**Stated goal:**
Without the pictures, can you quote each line below exactly?

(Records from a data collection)
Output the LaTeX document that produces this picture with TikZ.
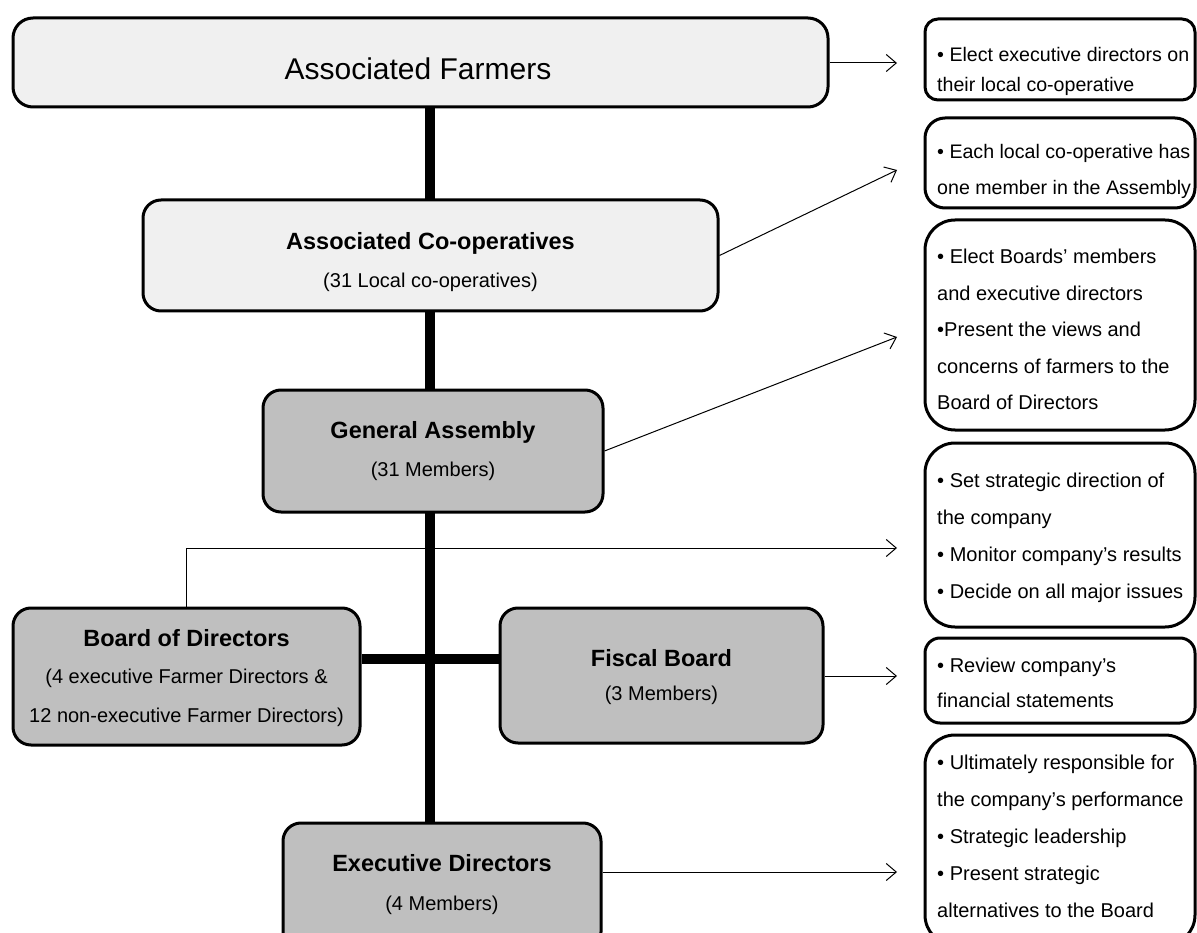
\documentclass[tikz,border=0pt]{standalone}
\usepackage{fontspec}
\setmainfont{Liberation Sans}
\usetikzlibrary{arrows.meta}
\definecolor{lightfill}{HTML}{F0F0F0}
\definecolor{darkfill}{HTML}{BFBFBF}
\pgfdeclarelayer{background}
\pgfsetlayers{background,main}
\begin{document}
\begin{tikzpicture}[x=1pt,y=-1pt,
  box/.style={draw, line width=3pt, rounded corners=18pt, inner sep=0pt},
  light/.style={fill=lightfill},
  dark/.style={fill=darkfill},
  rbox/.style={draw, line width=3pt, inner sep=0pt, minimum width=270},
  link/.style={line width=1pt, -{Straight Barb[length=10pt,width=17pt]}},
  trunk/.style={line width=10pt},
  ttl/.style={font=\fontsize{23.5}{28}\selectfont\bfseries, anchor=base, inner sep=0pt},
  sub/.style={font=\fontsize{20}{38.5}\selectfont, anchor=base, inner sep=0pt},
  note/.style={anchor=base west, inner sep=0pt}]
\useasboundingbox (0,0) rectangle (1197,933);

% organisation boxes
\node[box, light, rounded corners=20pt, minimum width=815, minimum height=89] (af) at (420.5,62.5) {};
\node[box, light, minimum width=575, minimum height=111] (co) at (430.5,255.5) {};
\node[box, dark, minimum width=340, minimum height=122] (ga) at (433,451) {};
\node[box, dark, minimum width=347, minimum height=137] (bd) at (186.5,676.5) {};
\node[box, dark, minimum width=323, minimum height=135] (fb) at (661.5,675.5) {};
\node[box, dark, minimum width=318, minimum height=127] (ex) at (442,886.5) {};

% box texts
\node[anchor=base, inner sep=0pt, font=\fontsize{30}{36}\selectfont] (af-t) at (418,80) {Associated Farmers};
\node[ttl] (co-t) at (430.5,250) {Associated Co-operatives};
\node[sub] (co-s) at (430.5,288) {(31 Local co-operatives)};
\node[ttl] (ga-t) at (433,438) {General Assembly};
\node[sub] (ga-s) at (433,476) {(31 Members)};
\node[ttl] (bd-t) at (186.5,646) {Board of Directors};
\node[sub] (bd-s) at (186.5,683) {(4 executive Farmer Directors \&};
\node[sub] (bd-s2) at (186.5,722) {12 non-executive Farmer Directors)};
\node[ttl] (fb-t) at (661.5,666) {Fiscal Board};
\node[sub] (fb-s) at (661.5,700) {(3 Members)};
\node[ttl] (ex-t) at (442,871) {Executive Directors};
\node[sub] (ex-s) at (442,910) {(4 Members)};

% description boxes
\node[rbox, rounded corners=13pt, minimum height=81] (r1) at (1060,59.5) {};
\node[rbox, rounded corners=20pt, minimum height=90] (r2) at (1060,163) {};
\node[rbox, rounded corners=30pt, minimum height=210] (r3) at (1060,325) {};
\node[rbox, rounded corners=30pt, minimum height=184] (r4) at (1060,535) {};
\node[rbox, rounded corners=15pt, minimum height=85] (r5) at (1060,680.5) {};
\node[rbox, rounded corners=30pt, minimum height=210] (r6) at (1060,840) {};

\node[note] (r1-t) at (937,62) {\parbox[t]{265pt}{\fontsize{19.6}{30}\selectfont\raggedright
  \textbullet\ Elect executive directors on\\their local co-operative}};
\node[note] (r2-t) at (937,159) {\parbox[t]{265pt}{\fontsize{19.6}{36}\selectfont\raggedright
  \textbullet\ Each local co-operative has\\one member in the Assembly}};
\node[note] (r3-t) at (937,264) {\parbox[t]{265pt}{\fontsize{20}{36.5}\selectfont\raggedright
  \textbullet\ Elect Boards’ members\\and executive directors\\\textbullet Present the views and\\concerns of farmers to the\\Board of Directors}};
\node[note] (r4-t) at (937,487) {\parbox[t]{265pt}{\fontsize{20}{37}\selectfont\raggedright
  \textbullet\ Set strategic direction of\\the company\\\textbullet\ Monitor company’s results\\\textbullet\ Decide on all major issues}};
\node[note] (r5-t) at (937,672) {\parbox[t]{265pt}{\fontsize{20}{35}\selectfont\raggedright
  \textbullet\ Review company’s\\financial statements}};
\node[note] (r6-t) at (937,769) {\parbox[t]{265pt}{\fontsize{20}{37}\selectfont\raggedright
  \textbullet\ Ultimately responsible for\\the company’s performance\\\textbullet\ Strategic leadership\\\textbullet\ Present strategic\\alternatives to the Board}};

% arrow tips in front of the description boxes
\coordinate (t1) at (897,63);
\coordinate (t2) at (897,170);
\coordinate (t3) at (897,337);
\coordinate (t4) at (897,548);
\coordinate (t5) at (897,676);
\coordinate (t6) at (897,872);
\coordinate (bar) at (430,659);

% spine and cross bar behind the boxes
\begin{pgfonlayer}{background}
\draw[trunk] (af.south -| bar) -- (ex.north -| bar);
\draw[trunk] (bar -| bd.east) -- (bar -| fb.west);
\end{pgfonlayer}

% connectors
\draw[link] (af.east |- t1) -- (t1);
\draw[link] (co.east) -- (t2);
\draw[link] (ga.east) -- (t3);
\draw[link] (bd.north) |- (t4);
\draw[link] (fb.east |- t5) -- (t5);
\draw[link] (ex.east |- t6) -- (t6);
\end{tikzpicture}
\end{document}
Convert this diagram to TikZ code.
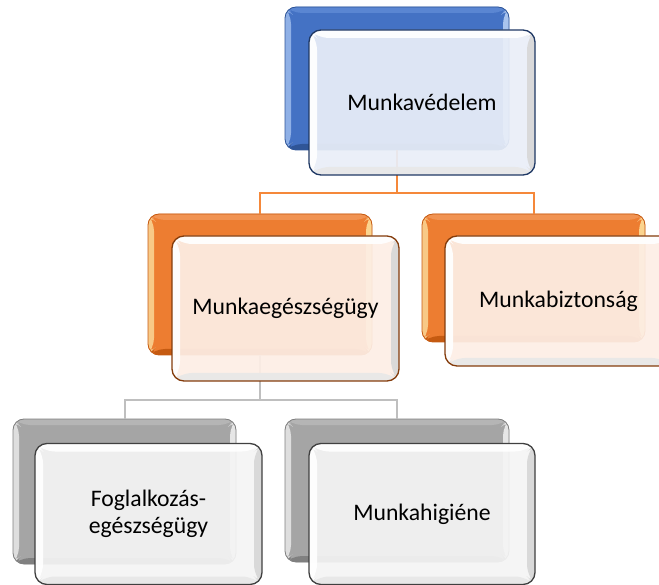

**Result of the exercise:**
Output the LaTeX document that produces this picture with TikZ.
\documentclass[tikz,border=0pt]{standalone}
\usepackage{fontspec}
\setmainfont{Liberation Sans}
\usetikzlibrary{arrows.meta}
\definecolor{lightfill}{HTML}{F0F0F0}
\definecolor{darkfill}{HTML}{BFBFBF}
\pgfdeclarelayer{background}
\pgfsetlayers{background,main}
\begin{document}
\begin{tikzpicture}[x=1pt,y=-1pt,
  box/.style={draw, line width=3pt, rounded corners=18pt, inner sep=0pt},
  light/.style={fill=lightfill},
  dark/.style={fill=darkfill},
  rbox/.style={draw, line width=3pt, inner sep=0pt, minimum width=270},
  link/.style={line width=1pt, -{Straight Barb[length=10pt,width=17pt]}},
  trunk/.style={line width=10pt},
  ttl/.style={font=\fontsize{23.5}{28}\selectfont\bfseries, anchor=base, inner sep=0pt},
  sub/.style={font=\fontsize{20}{38.5}\selectfont, anchor=base, inner sep=0pt},
  note/.style={anchor=base west, inner sep=0pt}]
\useasboundingbox (0,0) rectangle (1197,933);

% organisation boxes
\node[box, light, rounded corners=20pt, minimum width=815, minimum height=89] (af) at (420.5,62.5) {};
\node[box, light, minimum width=575, minimum height=111] (co) at (430.5,255.5) {};
\node[box, dark, minimum width=340, minimum height=122] (ga) at (433,451) {};
\node[box, dark, minimum width=347, minimum height=137] (bd) at (186.5,676.5) {};
\node[box, dark, minimum width=323, minimum height=135] (fb) at (661.5,675.5) {};
\node[box, dark, minimum width=318, minimum height=127] (ex) at (442,886.5) {};

% box texts
\node[anchor=base, inner sep=0pt, font=\fontsize{30}{36}\selectfont] (af-t) at (418,80) {Associated Farmers};
\node[ttl] (co-t) at (430.5,250) {Associated Co-operatives};
\node[sub] (co-s) at (430.5,288) {(31 Local co-operatives)};
\node[ttl] (ga-t) at (433,438) {General Assembly};
\node[sub] (ga-s) at (433,476) {(31 Members)};
\node[ttl] (bd-t) at (186.5,646) {Board of Directors};
\node[sub] (bd-s) at (186.5,683) {(4 executive Farmer Directors \&};
\node[sub] (bd-s2) at (186.5,722) {12 non-executive Farmer Directors)};
\node[ttl] (fb-t) at (661.5,666) {Fiscal Board};
\node[sub] (fb-s) at (661.5,700) {(3 Members)};
\node[ttl] (ex-t) at (442,871) {Executive Directors};
\node[sub] (ex-s) at (442,910) {(4 Members)};

% description boxes
\node[rbox, rounded corners=13pt, minimum height=81] (r1) at (1060,59.5) {};
\node[rbox, rounded corners=20pt, minimum height=90] (r2) at (1060,163) {};
\node[rbox, rounded corners=30pt, minimum height=210] (r3) at (1060,325) {};
\node[rbox, rounded corners=30pt, minimum height=184] (r4) at (1060,535) {};
\node[rbox, rounded corners=15pt, minimum height=85] (r5) at (1060,680.5) {};
\node[rbox, rounded corners=30pt, minimum height=210] (r6) at (1060,840) {};

\node[note] (r1-t) at (937,62) {\parbox[t]{265pt}{\fontsize{19.6}{30}\selectfont\raggedright
  \textbullet\ Elect executive directors on\\their local co-operative}};
\node[note] (r2-t) at (937,159) {\parbox[t]{265pt}{\fontsize{19.6}{36}\selectfont\raggedright
  \textbullet\ Each local co-operative has\\one member in the Assembly}};
\node[note] (r3-t) at (937,264) {\parbox[t]{265pt}{\fontsize{20}{36.5}\selectfont\raggedright
  \textbullet\ Elect Boards’ members\\and executive directors\\\textbullet Present the views and\\concerns of farmers to the\\Board of Directors}};
\node[note] (r4-t) at (937,487) {\parbox[t]{265pt}{\fontsize{20}{37}\selectfont\raggedright
  \textbullet\ Set strategic direction of\\the company\\\textbullet\ Monitor company’s results\\\textbullet\ Decide on all major issues}};
\node[note] (r5-t) at (937,672) {\parbox[t]{265pt}{\fontsize{20}{35}\selectfont\raggedright
  \textbullet\ Review company’s\\financial statements}};
\node[note] (r6-t) at (937,769) {\parbox[t]{265pt}{\fontsize{20}{37}\selectfont\raggedright
  \textbullet\ Ultimately responsible for\\the company’s performance\\\textbullet\ Strategic leadership\\\textbullet\ Present strategic\\alternatives to the Board}};

% arrow tips in front of the description boxes
\coordinate (t1) at (897,63);
\coordinate (t2) at (897,170);
\coordinate (t3) at (897,337);
\coordinate (t4) at (897,548);
\coordinate (t5) at (897,676);
\coordinate (t6) at (897,872);
\coordinate (bar) at (430,659);

% spine and cross bar behind the boxes
\begin{pgfonlayer}{background}
\draw[trunk] (af.south -| bar) -- (ex.north -| bar);
\draw[trunk] (bar -| bd.east) -- (bar -| fb.west);
\end{pgfonlayer}

% connectors
\draw[link] (af.east |- t1) -- (t1);
\draw[link] (co.east) -- (t2);
\draw[link] (ga.east) -- (t3);
\draw[link] (bd.north) |- (t4);
\draw[link] (fb.east |- t5) -- (t5);
\draw[link] (ex.east |- t6) -- (t6);
\end{tikzpicture}
\end{document}
Convert this diagram to TikZ code.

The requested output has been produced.